**Description of the task:** Quote word for word the lines below, beginning with the first and ending with the one that has "8, 9, 10, 12]". Drop the pictures.

>>

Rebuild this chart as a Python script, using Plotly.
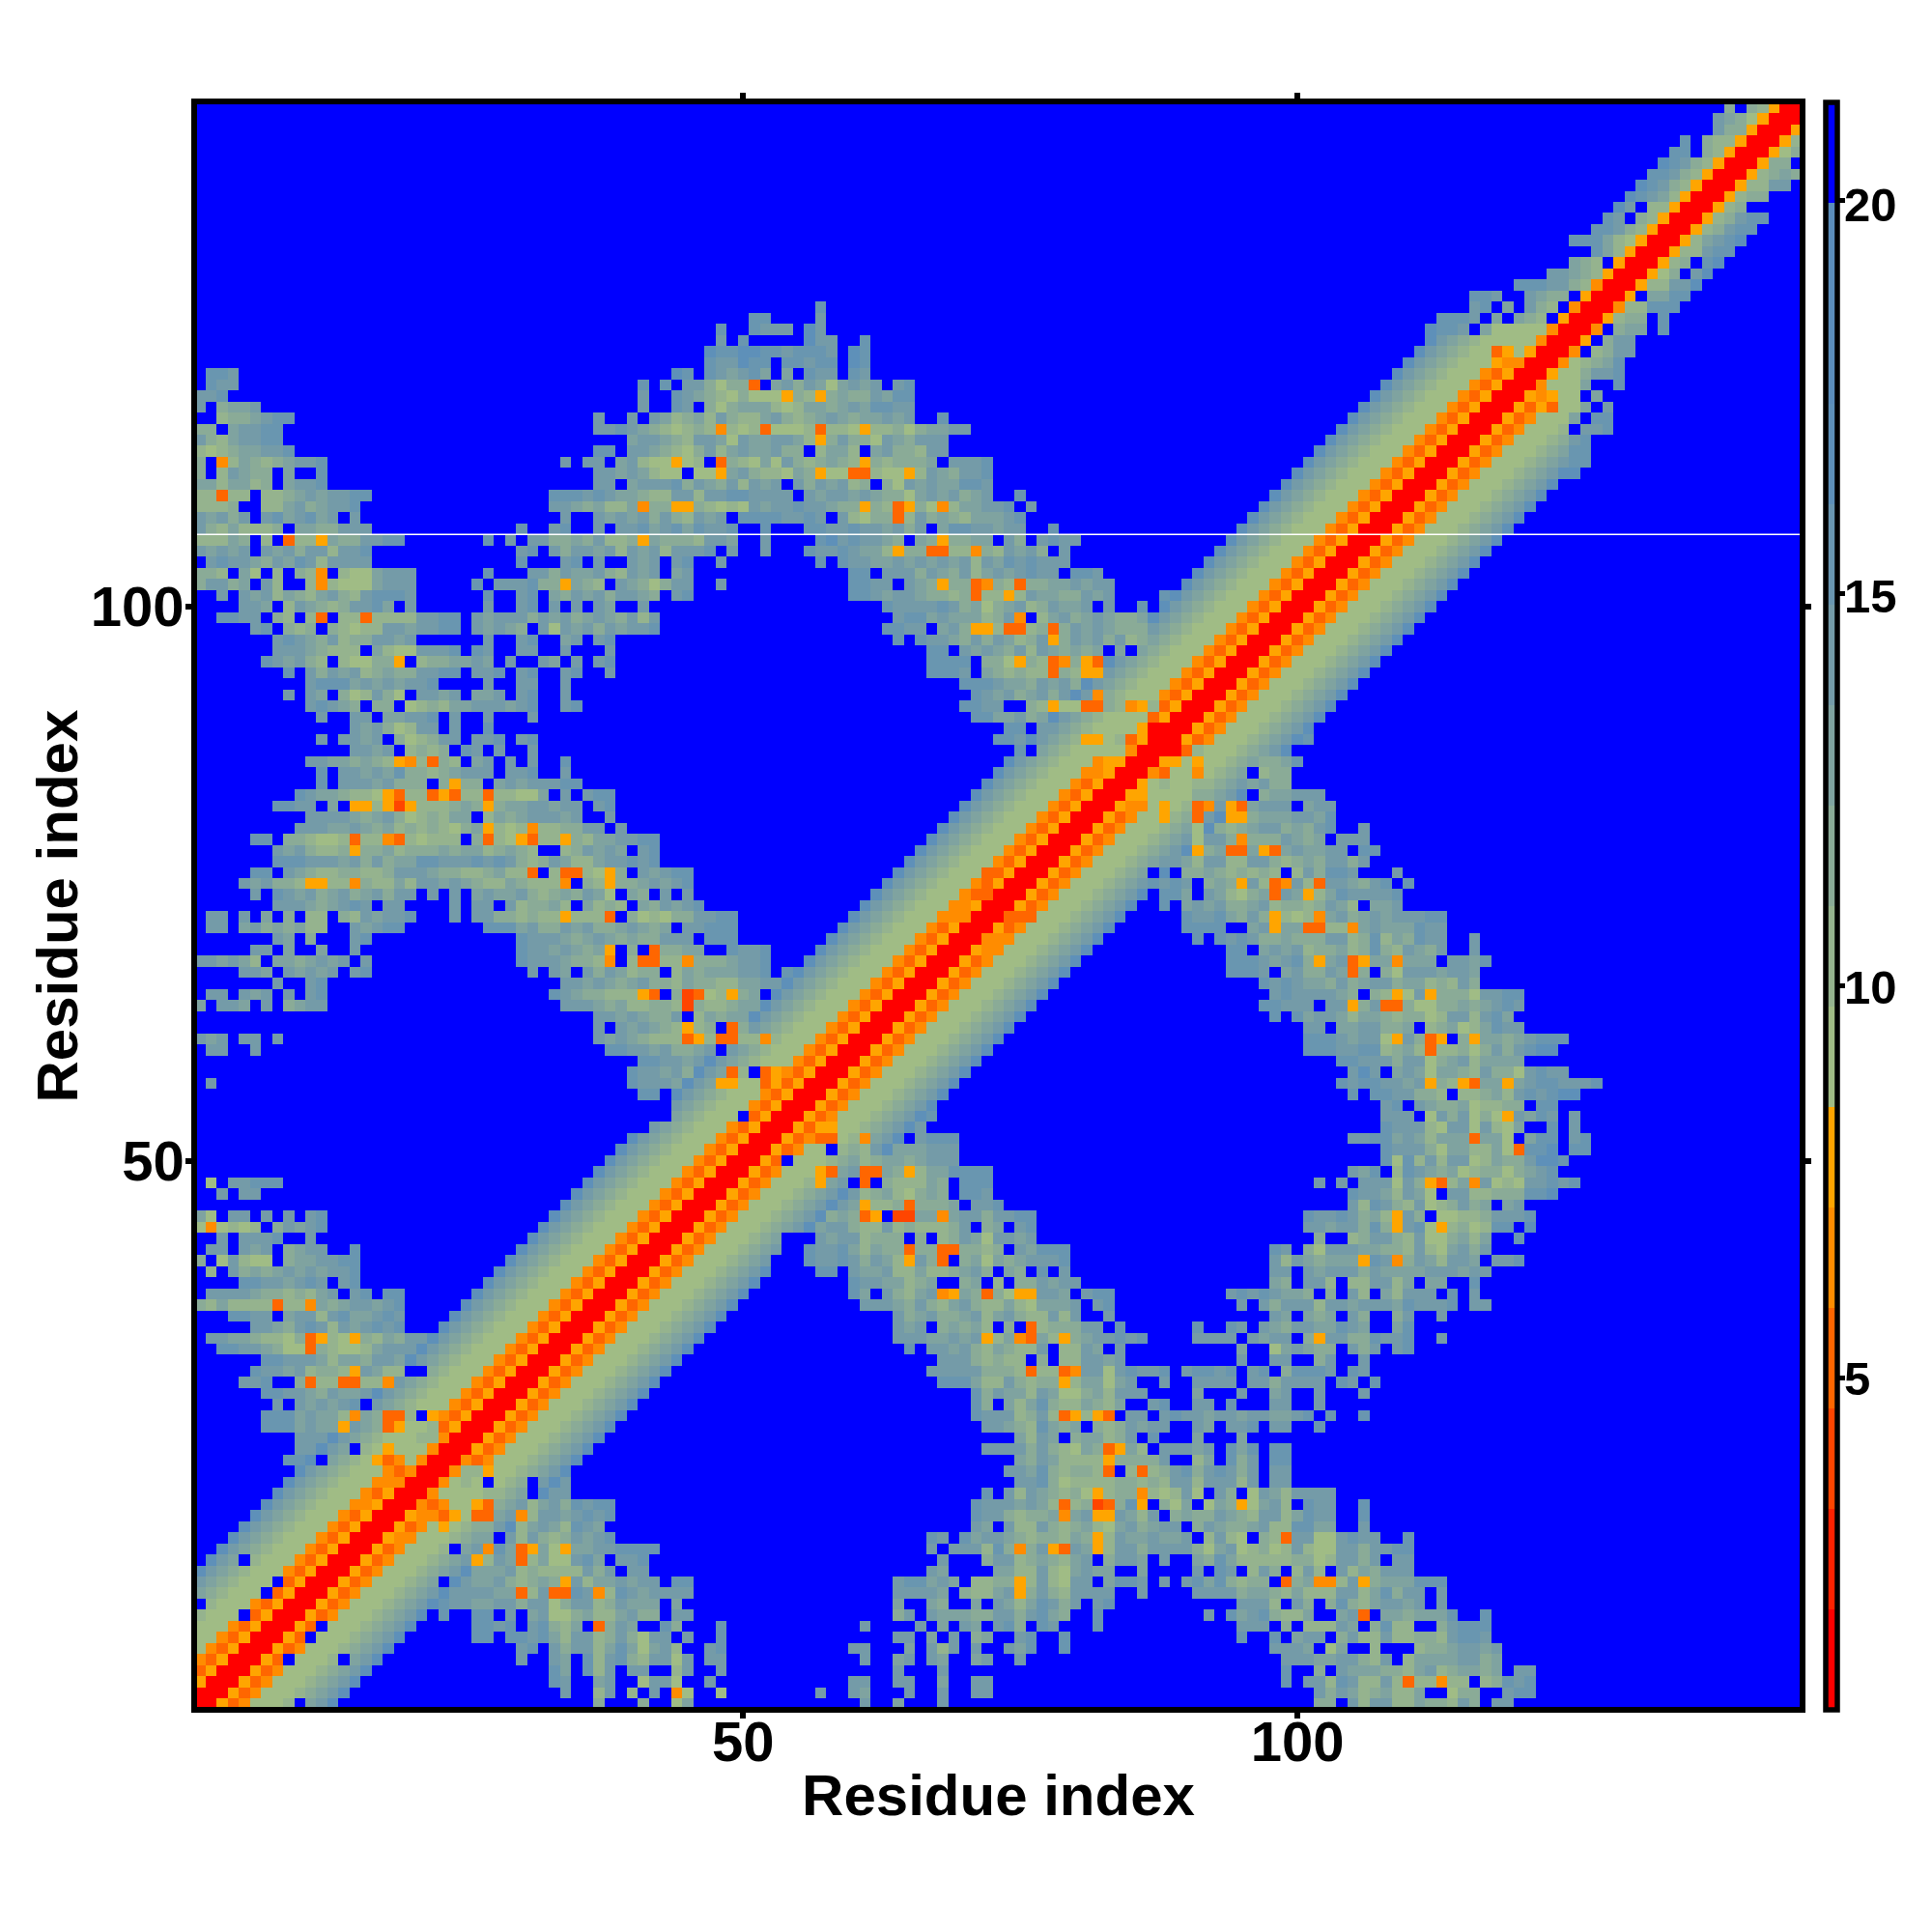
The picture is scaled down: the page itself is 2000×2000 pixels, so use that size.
import plotly.graph_objects as go

n_res = 145
tick_vals = [50, 100]
bar_ticks = [5, 10, 15, 20]
z_low = 0.78
z_high = 21.26
# one colour per step of the colour bar, bottom to top
level_colors = ['#FF0000', '#FF2200', '#FF4500', '#FF6600', '#FF8C00', '#FFA500',
                '#A0BC85', '#95B38E', '#8AAB97', '#7FA3A0', '#749BA8',
                '#6996B0', '#5E90B9', '#5B8DBB', '#5B8DBB', '#0000FF']

# step of the colour bar by distance from the diagonal
band_levels = [0, 0, 5, 3, 4, 6, 6, 6, 7, 8, 9, 10, 12]

cell_rows = [
    "145 133:......8.875",
    "144 132:......a9865",
    "143 131:.......a88",
    "142 130:.....b.877",
    "141 129:.....bb.87",
    "140 128:.....cba87",
    "139 127:.....bba87",
    "138 126:.....cba87",
    "137 125:.....cba97",
    "136 124:.....ca.77",
    "135 123:.....ba.87",
    "134 122:.....bba87",
    "133 121:....bbb976",
    "132 120:.......b97",
    "131 119:......987.",
    "130 118:.....aa987",
    "129 117:...bbbaa874",
    "128 116:bba..a988.",
    "127 57:b 115:.ab.9.a87.4",
    "126 51:bb 57:a 113:bbba.9.987.",
    "125 48:b 51:baaa 56:ca 112:cbba.9666664",
    "124 48:a 50:b 56:caa 61:b 120:664",
    "123 47:cbbccbbabbba 60:cb 118:3565",
    "122 47:baacbb 54:bbabb 60:cb 118:544",
    "121 2:bba 44:cb 47:ba9ab9 54:9 56:baa 60:ba",
    "120 2:baa 41:b 43:b 45:aa8688 51:3 53:9a8a969a9a 64:ab",
    "119 1:aab 41:a 44:ba98768666 54:5 55:87 57:5 58:8988a9bb",
    "118 1:a 3:899a 41:a 44:ba 47:8689997679989a9bbaa",
    "117 3:7889abb 37:a 40:a 42:a97897a8779a8789a9899a9a 68:b",
    "116 1:88 4:9aabb 37:aab 40:a9876787 48:4 49:767 52:3 53:6667 57:3 58:776 61:5 62:7786899aa",
    "115 1:a879aabb 40:9aa987aa96a99aa97 57:5 58:8a886a98aaa",
    "114 1:767899aab 37:bb 40:aa98768a79a99a88 57:7997 62:9a887aa",
    "113 1:8 3:4 4:798789aab 34:a 36:aa 39:9a766 44:5 45:67 48:3 49:87696a878987 61:5 62:878889 69:aaab",
    "112 1:8 3:7 4:a988 9:9 12:b 37:aa9a9766 46:66 48:5 49:9a877698 57:5 58:66 60:33 62:766 65:5 66:7a98aab",
    "111 1:9979978 9:9aab 37:aa 40:9aaab8a98a7a9a 55:a8a9a78 63:86a9a99bba",
    "110 1:77 3:3 4:77 7:7789a9aabb 33:bbbaba99877aa7aabbaaaa 56:a9aa9a98869a9a89a 75:b",
    "109 1:7778 7:779a89aab 33:aa989779 41:4 42:88 44:55 46:87676a9aabaa988 61:5 62:87 64:3 65:5 66:86 68:4 69:799aab 76:a",
    "108 1:a9a8a 7:ab9ab9a 15:a 34:a 37:a9a9a8a87a9a 50:bbbbaaba 59:a7688 64:3 65:7a8987999ab",
    "107 1:a8797778 10:9988aaa 30:b 33:ab 37:a 39:aab9ab9baab 52:b 56:bbaabaa9a8a 68:9bbaa9aa 78:b",
    "106 1:77798 7:7 9:3 10:77 12:5 13:988aabb 27:b 29:a 31:aa 32:a8898a778 41:5 42:98887aa9 52:a 57:bcabaa98 66:98 68:5 69:8899 74:a8 77:abaa",
    "105 1:a9a9a 7:a9a8aa7aab 30:ab 33:a8aa9a7a9a7aaab 49:a 52:a 56:baaba997 64:5 65:88 67:33 69:77 71:4 72:87a9a8 79:a",
    "104 2:abaa98a9ba7aaaa 30:b 34:ab 37:a 40:a9a 44:ab 48:a 57:b 59:baa99a9a9a9a7a9babaaa",
    "103 1:887 5:9 6:6 8:7 10:87 12:4 14:7669aaa 27:b 31:ab 32:a8a99a87a9a 44:9a 60:bb 63:aaa8a98a79a9abaa 80:bba",
    "102 1:8aa89 7:a7 11:7 12:4 13:76669aaa 26:b 28:aaab 32:88 34:5 35:98 37:7 39:a9868aa 48:a 60:bbaa 65:a98 68:5 69:88 71:3 72:4 73:87 75:3 76:8899a9 80:a9a 83:a",
    "101 3:a 5:a9a79879a87abbba 27:b 30:ab 33:98a9a8aa98 44:ab 60:bba9aa98878 71:3 72:77 74:5 75:7a9988a9a 88:b",
    "100 5:aa9 9:7a9878aab9 20:a 27:a 30:ab 33:a 35:a 37:a9 41:a 63:baaaaba89689a78a99a 83:a 86:b",
    "99 3:bbaa 8:87 11:7 12:3 14:77 16:3 17:7777aabb 26:a9aaa8a9a89a98a7a 64:abb9a99978a 75:4 77:79a89a9889",
    "98 6:ab 9:878 13:87677aa9aabb 26:a9a98 32:a6a9a8a9aab 63:bbaa 68:9a8 71:55 73:7 74:33 76:78 78:3 79:8a9a9888",
    "97 8:aba98a788aa9a 27:a 30:ab 34:9a 37:ab 64:b 66:baa98a8a978a 78:5 79:8a9a8a78",
    "96 8:aaa98777 17:97 19:66 21:aaab 26:ba 30:aa 34:a 38:a 67:bb 70:a9a98a7a98989 84:9.",
    "95 7:ba9a87 14:76688 19:5 21:78899a9 29:a 32:a9 35:a 37:ab 67:bbbb 72:886 75:5 76:87 78:3 79:4 80:8 81:5 82:3",
    "94 9:b 11:a8a9a78988aabb 26:aab 30:ab 34:ab 38:a 67:bbba 72:987877 78:3 79:87 81:55",
    "93 11:abbb9a9a9aab 27:a 30:aa 34:a 70:bbba998a9a8",
    "92 9:a 11:a9 14:867a8 19:6 21:aa9a 26:99a 30:ab 34:a 71:ba9a89a8a 82:4",
    "91 11:aba98 17:88 20:678799aaa9ab 34:ab 70:bbaa 76:87 78:5 79:66 81:33 83:87 85:457",
    "90 12:a 15:aa 18:99aab 24:a 27:a 31:a 71:bb99a89 86:6",
    "89 15:a9a867aa 24:a 27:b 74:bb 77:a 85:6500",
    "88 12:a 14:aa9a 19:8678aa 26:aab 30:ab 73:bba 81:55 84:7",
    "87 15:aa9a 20:7878 25:ba 28:a 31:a 75:b. 83:664",
    "86 11:aa998987 19:5 20:4 21:7 22:3 23:87 26:9a 29:a 31:a 34:b 82:455",
    "85 12:b 14:aa9a9b88789aaa 29:aab 34:a 82:45",
    "84 12:b 14:aaa9a888 23:8 24:5 25:88 28:9a9aaabb",
    "83 10:ba998776 18:5 19:3 20:77 22:3 23:5 24:3 25:77 27:3 28:77669 34:a 36:abb",
    "82 8:bbaa 13:9 15:55 17:7 18:5 19:2 20:5 21:777898 27:5 28:899aa9aa 37:ab",
    "81 11:aaaa989a8678799 27:7989aaa9a 38:a",
    "80 10:aaa99a98978787689 27:5 28:767 31:4 32:7788aa 39:a",
    "79 6:bb 9:887667 15:3 16:77 18:4 19:3 20:76777 26:8 27:3 28:76 30:5 31:3 32:77 34:5 35:8799aabb",
    "78 8:a9a8778 15:5 16:8897888989978987 34:78a9a9 41:ab",
    "77 8:bbbaaa9a8a899bbaaababa878a9779aabab",
    "76 6:bb 9:a987788778aaa988778977 31:3 33:7 34:33 36:76 38:5 39:8 41:a9abb 72:3",
    "75 5:a9a887 11:55 13:77 15:4 16:87797aa9a987798777 34:4 36:87 38:5 39:889a9ab",
    "74 6:a 8:ba9a89a89a8aa 22:a 24:a 26:9a99a87898a96 40:98 43:a 45:a 72:3",
    "73 8:aaa989aba 18:aa 24:a 26:aa 29:a78897 36:978 39:7 41:98a9ab 70:4",
    "72 2:aa 5:a 7:9 9:8 11:77 14:87a9aab 24:a 26:aa887877 34:5 35:777 38:3 40:867688aabb 69:44",
    "71 2:aa 5:9a898977 15:a9abb 27:bbb9a88a9a889a989 45:aabbb",
    "70 8:a9 11:8 15:ab 30:baaa989a98988aaa 47:bbb",
    "69 6:aa 9:9 12:9 15:a 30:baa9a989 38:5 40:8 42:3 43:8899 49:baab",
    "68 1:aa9a97 8:9989a9a 16:a 30:baaa9887 38:4 40:7 41:33 43:77 45:4 46:8889aab",
    "67 5:aa9 9:a9a9a 15:ab 31:a 33:a 34:9 36:a8a9788 44:798999aab 54:b",
    "66 8:a 11:ab 34:aa9a989a8879887799aa",
    "65 2:aa 5:a9a 9:a 11:ab 33:ba988777 41:5 42:3 44:8 45:2 46:3 47:67 49:5 50:89.",
    "64 1:9 3:aa9 7:a 9:89aa 34:aaa98977887 45:2 46:877899",
    "63 37:aa9a988a 46:79899",
    "62 37:a 39:a9a987 45:5 46:78 49:3 50:8",
    "61 1:a9a 5:aa 8:a 37:a9a98777 45:3 46:5 47:7 48:33 50:77 52:4",
    "60 2:aa 6:a 38:bbaa9a889a 48:.",
    "59 41:bbaa9a",
    "58 40:baa9a8 49:3 51:. 52:3 53:5",
    "57 2:a 40:baaa9 48:55 52:3 53:5",
    "56 41:bb",
    "55 43:.",
    "54 42:.. 50:.",
    "53 41:.",
    "48 2:6 4:aabbb",
    "47 3:a 5:aa",
    "45 1:96 4:aa 7:a 9:a 11:ab",
    "44 1:6 2:4 3:6767 7:. 8:8a9ab",
    "43 3:a 5:aaab 11:a",
    "42 2:aa 5:a9a 9:89aa 15:b",
    "41 1:8 3:6a766 9:899aabb",
    "40 2:7 4:a8989a9a9aab",
    "39 5:bbaa9aba 14:ab",
    "38 2:aaaa9887879a 15:ab 18:bb",
    "37 1:8797777 8:3 9:77 11:4 12:989aa9ab",
    "36 4:bbaa 9:9aa7ab99aba",
    "35 6:aa98aba7a9abab",
    "34 2:aa9987768 11:3 12:5 13:76 15:5 16:8798aa",
    "33 3:bbaa9866 11:3 12:876679aaa",
    "32 7:bbaaa97998aa9",
    "31 6:baa9a7887 15:5 16:a977 20:..",
    "30 5:aab 10:8 11:3 12:77 14:33 16:77 18:4",
    "29 7:bbaa98a99a",
    "28 8:a 10:a9a9ab 16:.",
    "27 7:bbb9a99 14:7 15:4 16:98 18:33 20:7 21:. 22:5",
    "26 7:bbb9a99 14:5 18:3 19:5 22:7",
    "25 10:aaa 21:77 23:4",
    "24 10:aa 15:. 18:5 20:66 22:4",
    "23 9:bb 12:. 17:5 18:3 19:4 20:6 21:4",
    "22 20:4",
    "21 18:44",
    "19 16:4 17:5",
    "14 5:.",
    "12 8:.",
    "11 7:.",
    "10 1:.",
    "9 5:.",
]

step = (z_high - z_low) / len(level_colors)


def level_value(level):
    return z_low + step * (level + 0.5)


blue = len(level_colors) - 1
levels = [[blue] * n_res for _ in range(n_res)]
for i in range(n_res):
    for j in range(n_res):
        if abs(i - j) < len(band_levels):
            levels[i][j] = band_levels[abs(i - j)]

for row in cell_rows:
    parts = row.split()
    y = int(parts[0])
    for part in parts[1:]:
        start, cells = part.split(':')
        for k, c in enumerate(cells):
            x = int(start) + k
            level = blue if c == '.' else int(c, 16)
            levels[y - 1][x - 1] = level
            levels[x - 1][y - 1] = level  # the map is symmetric

z = [[level_value(v) for v in line] for line in levels]

colorscale = []
for i, c in enumerate(level_colors):
    colorscale.append([i / len(level_colors), c])
    colorscale.append([(i + 1) / len(level_colors), c])

fig = go.Figure()
fig.add_trace(go.Heatmap(
    x=list(range(1, n_res + 1)), y=list(range(1, n_res + 1)), z=z,
    zmin=z_low, zmax=z_high, colorscale=colorscale, xgap=0, ygap=0, hoverinfo='skip',
    colorbar=dict(
        thickness=11.5, thicknessmode='pixels', len=1.0033, lenmode='fraction', y=0.5, yanchor='middle', ypad=0,
        x=1881.5 / 2000, xref='container', xanchor='left', xpad=0,
        outlinecolor='black', outlinewidth=5.5,
        tickmode='array', tickvals=bar_ticks, ticktext=['' for v in bar_ticks],
        ticks='outside', ticklen=6, tickwidth=5, tickcolor='black',
    ),
))

# colour bar labels sit closer to the bar than plotly puts them
for v in bar_ticks:
    fig.add_annotation(text=str(v), xref='paper', yref='paper', x=1.0268, y=(v - z_low) / (z_high - z_low),
                       xanchor='left', yanchor='middle', showarrow=False, yshift=-2,
                       font=dict(family='Liberation Sans', size=49, weight='bold', color='black'))

# thin white seam across the map
fig.add_shape(type='line', x0=0.74, x1=145.3, y0=106.5, y1=106.5,
              line=dict(color='white', width=1.5))

axis_style = dict(
    tickmode='array', tickvals=tick_vals, ticktext=[str(v) for v in tick_vals],
    ticks='outside', ticklen=6, tickwidth=6, tickcolor='black',
    showline=True, linecolor='black', linewidth=5.5, mirror='ticks',
    showgrid=False, zeroline=False, automargin=False,
    tickfont=dict(family='Liberation Sans', size=58, weight='bold', color='black'),
)
title_font = dict(family='Liberation Sans', size=60, weight='bold', color='black')

fig.add_annotation(text='Residue index', xref='paper', yref='paper', x=-0.0868, y=0.5,
                   textangle=-90, xanchor='center', yanchor='middle', showarrow=False, font=title_font)

fig.update_layout(
    width=2000, height=2000, autosize=False,
    margin=dict(l=196, r=144.5, t=100, b=241, autoexpand=False),
    paper_bgcolor='white', plot_bgcolor='white', showlegend=False,
    xaxis=dict(range=[0.74, 145.3], anchor='y', ticklabelstandoff=-25,
               title=dict(text='Residue index', font=title_font, standoff=5), **axis_style),
    yaxis=dict(range=[0.74, 145.3], anchor='x', ticklabelstandoff=-10, **axis_style),
)

fig.write_html("out.html")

<<

**Written reply:**
Rebuild this chart as a Python script, using Plotly.
The picture is scaled down: the page itself is 2000×2000 pixels, so use that size.
import plotly.graph_objects as go

n_res = 145
tick_vals = [50, 100]
bar_ticks = [5, 10, 15, 20]
z_low = 0.78
z_high = 21.26
# one colour per step of the colour bar, bottom to top
level_colors = ['#FF0000', '#FF2200', '#FF4500', '#FF6600', '#FF8C00', '#FFA500',
                '#A0BC85', '#95B38E', '#8AAB97', '#7FA3A0', '#749BA8',
                '#6996B0', '#5E90B9', '#5B8DBB', '#5B8DBB', '#0000FF']

# step of the colour bar by distance from the diagonal
band_levels = [0, 0, 5, 3, 4, 6, 6, 6, 7, 8, 9, 10, 12]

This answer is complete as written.